Friday, January 13, 2006

Why is the Army Sending Me To Sit On a Prostitution Committee?

This started as a reply to Esther's (of My Urban Kvetch) comment to my post about a sign depicting the word "Zona". Her comment reminded me of a story I feel warrants it's own post.

To my knowledge, the word zona in Hebrew means prostitute. Although the Artscroll Siddur/Chumash translates it as "inn keeper", I think they choose to go for the euphemism because, well, it's a prayer book. I haven't found any source to suggest it means grocer, and comes from the word mazon- food. I do have a funny story though involving the confusion of these two words.

Just over a year ago, a few months after arriving on my new base, my CO informed me that I would be participating in a vaadat tzuna. I didn't know the word tzuna and I only heard the "t" from the first word so I heard:" You will be participating in a vaadat zona." I was a little surprised to hear I was going to be sitting on a "prostitution committee". I mean, what exactly do they decide on? How does one get to make such important decisions relating to prostitution? What does the army have to do with prostitution? Isn't that more the police's jurisdiction, or perhaps the Finance Ministry's?

I went to the committee meeting. I was anxious to hear what we would be talking about. Not so surprisingly, we didn't discuss prostitution. We discussed food. The quality of food on our base, the selection, quantity, etc. We were asked a bunch of questions by some officers and asked to rate certain things on a scale of 1-5. I was the only one who seemed to like the food. Perhaps all those years of eating Yeshiva cafeteria food has developed my pallet for food made in large quantities.

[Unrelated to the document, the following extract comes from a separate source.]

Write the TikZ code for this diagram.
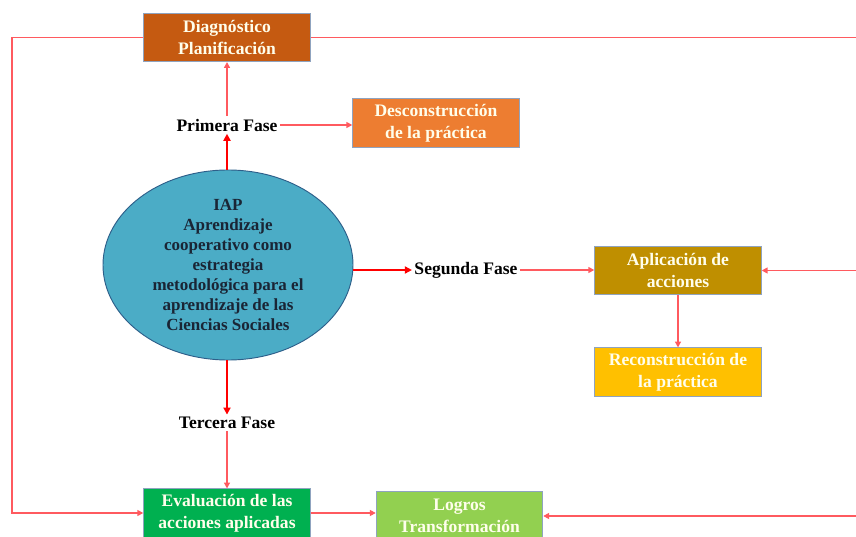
\documentclass[tikz,border=0pt]{standalone}
\usepackage{fontspec}
\setmainfont{Liberation Serif}
\usetikzlibrary{arrows.meta, positioning, shapes.geometric}

\definecolor{diagbrown}{HTML}{C55A11}
\definecolor{descorange}{HTML}{ED7D31}
\definecolor{aplgold}{HTML}{BF8F00}
\definecolor{recyellow}{HTML}{FFC000}
\definecolor{evalgreen}{HTML}{00B050}
\definecolor{logrosgreen}{HTML}{92D050}
\definecolor{iapblue}{HTML}{4BACC6}
\definecolor{iapborder}{HTML}{2E5F8A}
\definecolor{iaptext}{HTML}{1A2535}
\definecolor{linkred}{HTML}{FF5A5F}
\definecolor{boxedge}{HTML}{8FA3BF}

\begin{document}
\begin{tikzpicture}[x=0.03cm, y=-0.03cm,
  fase/.style={font=\bfseries\fontsize{15}{18}\selectfont, text=black, inner sep=2pt},
  caja/.style={draw=boxedge, line width=0.6pt, minimum width=5.0cm, minimum height=1.45cm,
    align=center, text=white!92!yellow, inner sep=2pt,
    font=\bfseries\fontsize{15}{19}\selectfont},
  lazo/.style={draw=linkred, line width=1.3pt},
  flecha/.style={lazo, -{Triangle[length=5pt,width=5pt]}},
  gruesa/.style={draw=red, line width=2pt, -{Triangle[length=6pt,width=6pt]}}]
\useasboundingbox (0,0) rectangle (856,537);
\clip (0,0) rectangle (856,537);

\node[caja, fill=diagbrown] (diag) at (227,37.5) {Diagnóstico\\Planificación};
\node[caja, fill=descorange] (desc) at (436,123) {Desconstrucción\\de la práctica};
\node[ellipse, draw=iapborder, line width=0.8pt, fill=iapblue, inner sep=-4pt,
  minimum width=7.5cm, minimum height=5.7cm, align=center, text=iaptext,
  font=\bfseries\fontsize{14.5}{17}\selectfont] (iap) at (228,265)
  {IAP\\Aprendizaje\\cooperativo como\\estrategia\\metodológica para el\\aprendizaje de las\\Ciencias Sociales};
\node[fase] (primera) at (227,125) {Primera Fase};
\node[fase] (segunda) at (466,270) {Segunda Fase};
\node[fase] (tercera) at (227,423) {Tercera Fase};
\node[caja, fill=aplgold] (apl) at (678,270.5) {Aplicación de\\acciones};
\node[caja, fill=recyellow] (rec) at (678,372) {Reconstrucción de\\la práctica};
\node[caja, fill=evalgreen] (eval) at (227,513) {Evaluación de las\\acciones aplicadas};
\node[caja, fill=logrosgreen] (logros) at (459.5,516) {Logros\\Transformación};

\coordinate (esqsup) at (12,37.5);
\coordinate (esqinf) at (12,513);
\coordinate (bordesup) at (856,37.5);
\coordinate (bordemed) at (856,270.5);
\coordinate (bordeinf) at (856,516);

% lazo exterior
\draw[flecha] (diag.west) -- (esqsup) -- (esqinf) -- (eval.west);
\draw[lazo] (diag.east) -- (bordesup);
\draw[flecha] (bordemed) -- (apl.east);
\draw[flecha] (bordeinf) -- (logros.east);

% fases
\draw[gruesa] (primera.south |- iap.north) -- (primera.south);
\draw[flecha] (primera.north) -- (diag.south);
\draw[flecha] (primera.east) -- (primera.east -| desc.west);
\draw[gruesa] (segunda.west -| iap.east) -- (segunda.west);
\draw[flecha] (segunda.east) -- (segunda.east -| apl.west);
\draw[flecha] (apl.south) -- (rec.north);
\draw[gruesa] (tercera.north |- iap.south) -- (tercera.north);
\draw[flecha] (tercera.south) -- (eval.north);
\draw[flecha] (eval.east) -- (eval.east -| logros.west);
\end{tikzpicture}
\end{document}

A few hours later a friend of mine asked me how the committee was and I explained to him that it went fine and wasn't a big deal. I told him that I still didn't understand what the committee had to do with prostitution. He explained that it wasn't prostitution-"zona", it was nutrition-"tzuna". Suddenly it all made sense, and a new word was added to my lexicon.

3 Comments:

At 5:21 PM, January 15, 2006, Anonymous Moshe Ebner said...

Ben
actually Chazal do say someplace (the source slips my mind) with regards to Rachav (the woman who saves the spies in Joshua chapter 2) that she was an innkeeper rather than a prostitute. However this is the only case of its ever being used this way to my recollection and whether that's the case or rather as a savior of the spies our rabbis wanted to clean up her reputation I don't know. Nonetheless it's not unheard of for such a translation to be made by someone with a little more authority than artscroll

 
At 7:00 PM, January 15, 2006, Blogger Esther Kustanowitz said...

I love those "confused Anglos in Israel" stories. And funny about the Prostitution Committee. Although it does sound more fun than Va'ad Tefilah, it's probably less fun once you've turned it into a committee with actual meetings and agendas and stuff. How unsexy.

 
At 11:26 PM, January 16, 2006, Blogger Ben said...

It's funny that you bring up the story of Rachav because I was discussing that story with my father the other day when he read this post. I was still under the impression that Rachav offered a few more services than your average innkeeper, and therefore would agree with the "clean up her reputation" opinion; But I am hardly a Torah scholar.